L'instrument le plus efficace pour lutter contre la surpopulation carcérale existe pourtant, mais il n'est ni respecté ni appliqué. Consacré par l'article 9 de la Déclaration des droits de l'homme et du citoyen de 1789 et l'article 137 du code de procédure pénale, le principe selon lequel «toute personne mise en examen, présumée innocente, demeure libre» est bafoué quotidiennement en France, sans que personne ne s'en émeuve.

Plus de 20 000 prisonniers, dont chacun coûte 100 euros par jour à la société, sont à ce jour en attente d’être jugés, et donc présumés innocents des faits qui leur sont reprochés. Leur nombre a crû de 14 % en un an, et le seuil des 20 000 détenus n’avait pas été atteint depuis plus d’une décennie. En Pologne, en Islande, ou en Bulgarie, ils représentent moins de 9% de l’ensemble des prisonniers contre 30 % en France.

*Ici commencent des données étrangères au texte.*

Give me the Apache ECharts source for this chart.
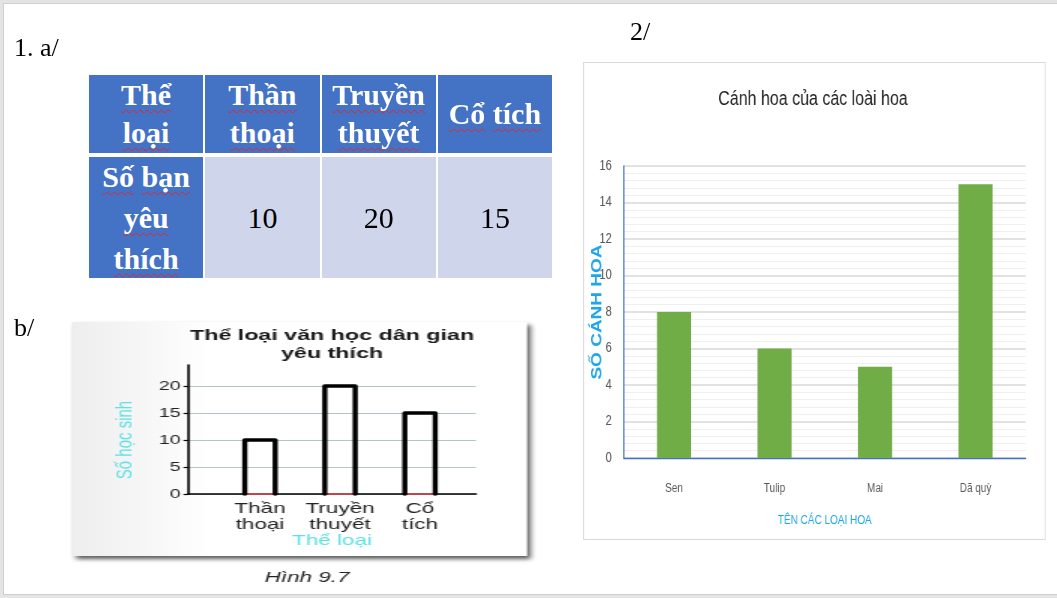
<!DOCTYPE html>
<html>
<head>
<meta charset="utf-8">
<script src="https://cdn.jsdelivr.net/npm/echarts@6/dist/echarts.min.js"></script>
<style>
html,body{margin:0;padding:0;width:1057px;height:598px;overflow:hidden;background:#e4e4e4;}
#slide{position:absolute;left:3px;top:3px;width:1054px;height:592px;background:#fff;border-top:1px solid #cfcfcf;border-left:1px solid #cfcfcf;border-bottom:1px solid #cfcfcf;box-sizing:border-box;}
#main{position:absolute;left:0;top:0;width:1057px;height:598px;}
#chartB{position:absolute;left:70px;top:316px;width:317px;height:276px;transform-origin:0 0;transform:scaleX(1.5);}
#chart2{position:absolute;left:583px;top:62px;width:578.75px;height:478px;transform-origin:0 0;transform:scaleX(0.8);}
#table{position:absolute;left:89px;top:75px;width:463px;display:grid;grid-template-columns:114.25px 114.25px 114.25px 114.25px;grid-template-rows:78px 121px;column-gap:2px;row-gap:4px;font-family:'Liberation Serif','Times New Roman',serif;font-size:30px;}
.cell{display:flex;align-items:center;justify-content:center;padding:0 6px;box-sizing:border-box;overflow:hidden;}
.cell > div{text-align:center;width:100%;}
.hd{background:#4472C4;color:#fff;font-weight:bold;line-height:38px;}
.rl{line-height:41px;}
.val{background:#CFD5EA;color:#000;}
.sq{text-decoration:underline wavy #e0262b;text-decoration-thickness:1px;text-underline-offset:4px;text-decoration-skip-ink:none;}
</style>
</head>
<body>
<div id="slide"></div>
<div id="main"></div>
<div id="chartB"></div>
<div id="chart2"></div>
<div id="table"></div>
<script>
// ---------- data ----------
const tableHeader = ['Thể loại', 'Thần thoại', 'Truyền thuyết', 'Cổ tích'];
const tableRowLabel = 'Số bạn yêu thích';
const genreCategories = ['Thần thoại', 'Truyền thuyết', 'Cổ tích'];
const genreStudents = [10, 20, 15];
const genreAxisMax = 20;
const genreAxisStep = 5;
const flowerCategories = ['Sen', 'Tulip', 'Mai', 'Dã quỳ'];
const flowerPetals = [8, 6, 5, 15];
const petalAxisMax = 16;
const petalAxisStep = 2;

// ---------- table ----------
function squiggle(text) {
  return text.split(' ').map(w => '<span class="sq">' + w + '</span>').join(' ');
}
const tbl = document.getElementById('table');
let html = '';
tableHeader.forEach(h => { html += '<div class="cell hd"><div>' + squiggle(h) + '</div></div>'; });
html += '<div class="cell hd rl"><div>' + squiggle(tableRowLabel) + '</div></div>';
genreStudents.forEach(v => { html += '<div class="cell val"><div>' + v + '</div></div>'; });
tbl.innerHTML = html;

const SANS = '"Liberation Sans", Arial, sans-serif';
const SERIF = '"Liberation Serif", "Times New Roman", serif';

// ---------- slide labels ----------
const main = echarts.init(document.getElementById('main'));
main.setOption({
  animation: false,
  graphic: [
    {type: 'text', x: 14, y: 49, style: {text: '1. a/', font: '26px ' + SERIF, fill: '#000', verticalAlign: 'middle'}},
    {type: 'text', x: 14, y: 329, style: {text: 'b/', font: '26px ' + SERIF, fill: '#000', verticalAlign: 'middle'}},
    {type: 'text', x: 630, y: 33, style: {text: '2/', font: '26px ' + SERIF, fill: '#000', verticalAlign: 'middle'}}
  ]
});

// ---------- chart b (horizontally stretched picture) ----------
const chartB = echarts.init(document.getElementById('chartB'));
chartB.setOption({
  animation: false,
  textStyle: {fontFamily: SANS},
  graphic: [
    {type: 'rect', z: -10, shape: {x: 1.3, y: 6, width: 303.4, height: 234},
      style: {fill: {type: 'linear', x: 0, y: 0, x2: 1, y2: 0, colorStops: [
        {offset: 0, color: '#eeeeee'}, {offset: 0.15, color: '#f6f6f6'}, {offset: 0.3, color: '#ffffff'}, {offset: 1, color: '#ffffff'}]},
        shadowBlur: 4, shadowOffsetX: 2.5, shadowOffsetY: 3, shadowColor: 'rgba(0,0,0,0.65)'}},
    {type: 'text', x: 174.7, y: 29, style: {text: 'Thể loại văn học dân gian\nyêu thích',
      font: 'bold 15.5px ' + SANS, fill: '#1a1a1a', align: 'center', verticalAlign: 'middle', lineHeight: 18}},
    {type: 'text', x: 158, y: 262, style: {text: 'Hình 9.7', font: 'italic 15px ' + SANS,
      fill: '#222', align: 'center', verticalAlign: 'middle'}}
  ],
  grid: [
    {left: 78.67, top: 49, width: 192, height: 129},
    {left: 78.67, top: 70, width: 192, height: 108},
    {left: 100, top: 70, width: 160, height: 108}
  ],
  xAxis: [
    {gridIndex: 0, type: 'value', min: 0, max: 1,
      axisLine: {show: true, lineStyle: {color: '#000', width: 1.6}},
      axisTick: {show: false}, axisLabel: {show: false}, splitLine: {show: false},
      name: 'Thể loại', nameLocation: 'middle', nameGap: 39, nameMoveOverlap: false,
      nameTextStyle: {color: '#5ee0e4', fontSize: 15, fontFamily: SANS}},
    {gridIndex: 1, type: 'value', show: false},
    {gridIndex: 2, type: 'category', data: genreCategories,
      axisLine: {show: false}, axisTick: {show: false},
      axisLabel: {interval: 0, margin: 7, fontSize: 15, lineHeight: 16, color: '#222', fontFamily: SANS,
        formatter: v => v.replace(' ', '\n')}}
  ],
  yAxis: [
    {gridIndex: 0, type: 'value', min: 0, max: 1,
      axisLine: {show: true, lineStyle: {color: '#000', width: 1.6}},
      axisTick: {show: false}, axisLabel: {show: false}, splitLine: {show: false}},
    {gridIndex: 1, type: 'value', min: 0, max: genreAxisMax, interval: genreAxisStep,
      axisLine: {show: false},
      axisTick: {show: true, length: 3, lineStyle: {color: '#000', width: 1.2}},
      axisLabel: {margin: 5, fontSize: 13, color: '#222', fontFamily: SANS},
      splitLine: {show: true, lineStyle: {color: '#b3c6c6', width: 1}},
      name: 'Số học sinh', nameLocation: 'middle', nameGap: 34, nameMoveOverlap: false,
      nameTextStyle: {color: '#5ee0e4', fontSize: 15, fontFamily: SANS}},
    {gridIndex: 2, type: 'value', min: 0, max: genreAxisMax, show: false}
  ],
  series: [{
    type: 'custom', xAxisIndex: 2, yAxisIndex: 2,
    data: genreStudents.map((v, i) => [i, v]),
    encode: {x: 0, y: 1},
    renderItem: (params, api) => {
      const i = api.value(0), v = api.value(1);
      const base = api.coord([i, 0]);
      const top = api.coord([i, v]);
      const hw = api.size([1, 0])[0] * 0.19;
      return {type: 'group', children: [
        {type: 'line', shape: {x1: base[0] - hw, y1: base[1], x2: base[0] + hw, y2: base[1]},
          style: {stroke: '#f04a5a', lineWidth: 1.5}},
        {type: 'polyline', shape: {points: [[base[0] - hw, base[1]], [top[0] - hw, top[1]], [top[0] + hw, top[1]], [base[0] + hw, base[1]]]},
          style: {stroke: '#000', lineWidth: 3.4, fill: null, lineJoin: 'round', lineCap: 'round'}}
      ]};
    }
  }]
});

// ---------- chart 2 (horizontally squeezed picture) ----------
const chart2 = echarts.init(document.getElementById('chart2'));
chart2.setOption({
  animation: false,
  textStyle: {fontFamily: SANS},
  graphic: [
    {type: 'rect', z: -10, shape: {x: 0.6, y: 0.5, width: 577.5, height: 477},
      style: {fill: '#ffffff', stroke: '#dadada', lineWidth: 1.2}},
    {type: 'text', x: 287.5, y: 37, style: {text: 'Cánh hoa của các loài hoa', font: '20px ' + SANS,
      fill: '#1f1f1f', align: 'center', verticalAlign: 'middle'}}
  ],
  grid: {left: 42.5, top: 104, width: 511, height: 292},
  xAxis: {type: 'category', data: flowerCategories,
    axisLine: {lineStyle: {color: '#4472C4', width: 1.4}}, axisTick: {show: false},
    axisLabel: {color: '#595959', fontSize: 12.5, margin: 24, fontFamily: SANS},
    name: 'TÊN CÁC LOẠI HOA', nameLocation: 'middle', nameGap: 56, nameMoveOverlap: false,
    nameTextStyle: {color: '#1fa6e8', fontSize: 12.5, fontFamily: SANS}},
  yAxis: {type: 'value', min: 0, max: petalAxisMax, interval: petalAxisStep,
    axisLine: {show: true, lineStyle: {color: '#4472C4', width: 1.5}}, axisTick: {show: false},
    axisLabel: {color: '#595959', fontSize: 14, margin: 15, fontFamily: SANS},
    splitLine: {lineStyle: {color: '#d9d9d9', width: 1.6}},
    minorTick: {show: false, splitNumber: 5},
    minorSplitLine: {show: true, lineStyle: {color: '#efefef', width: 1}},
    name: 'SỐ CÁNH HOA', nameLocation: 'middle', nameGap: 24, nameMoveOverlap: false,
    nameTextStyle: {color: '#1fa6e8', fontSize: 19, fontWeight: 'bold', fontFamily: SANS}},
  series: [{type: 'bar', data: flowerPetals, barWidth: 42.5, itemStyle: {color: '#70AD47'}}]
});
</script>
</body>
</html>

Plongée dans l'incertitude, cette population carcérale est de loin la plus fragile : le taux de mortalité par suicide des détenus ou prévenus est deux à trois fois plus élevé que celui des condamnés définitifs. A la violence du choc carcéral se mêle l'impossibilité pour les détenus ou prévenus d'accéder à de nombreuses activités, ou d'entreprendre un projet d'insertion avec les conseillers pénitentiaires d'insertion et de probation. Les présumés innocents ont donc, de facto, moins de droits en prison que les condamnés, l'administration pénitentiaire n'ayant pas les moyens d'investir dans les modalités d'application d'une détention qui pourrait prendre fin du jour au lendemain.

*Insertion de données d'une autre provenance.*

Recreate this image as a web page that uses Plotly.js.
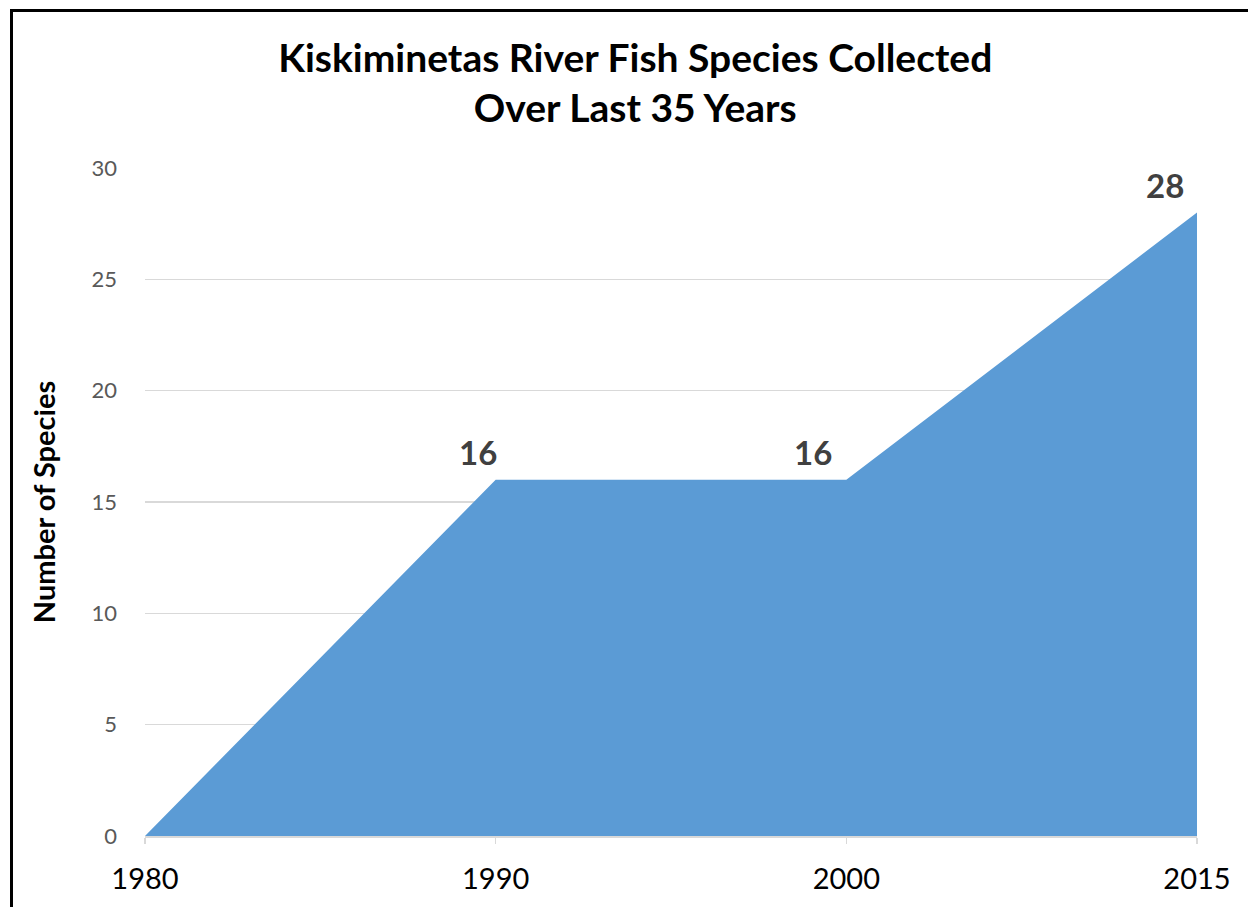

Le refus délibéré de respecter et de faire respecter le principe selon lequel, avant tout jugement, la détention provisoire doit rester l'exception et la liberté la règle, démontre que la prison est toujours considérée comme le moyen de pression privilégié. Ainsi, les décisions de placement et de prolongation de détention provisoire, standardisées, formatées à souhait, invoquent-elles abusivement les critères légaux pour tenter de justifier l'injustifiable. Du «risque de renouvellement de l'infraction» (les prisons ne sont-elles pas les meilleures écoles de la récidive ?) au «risque de concertation ou de pression» (qui ignore encore que les téléphones portables circulent à profusion dans toutes les maisons d'arrêt ?), en passant par «le nécessaire maintien du mis en examen à la disposition de la justice» (qui peut l'être tout autant en usant d'un bracelet électronique) et le confortable «trouble persistant et exceptionnel à l'ordre public» (qui n'a plus rien d'exceptionnel puisqu'il est invoqué dans toutes les instructions criminelles) ; les magistrats n'éprouvent plus le moindre scrupule à travestir l'esprit du texte… Et il n'est pas rare de lire, aujourd'hui encore, que l'incarcération provisoire d'un mis en examen est l'unique moyen de le protéger.

La surpopulation carcérale n’est pas un problème immobilier et sa résolution ne dépend pas du nombre de murs à construire ou à rénover. Elle est la responsabilité des acteurs judiciaires qui, en faisant de la détention provisoire la règle, finissent par fabriquer celles et ceux qu’ils incarcèrent.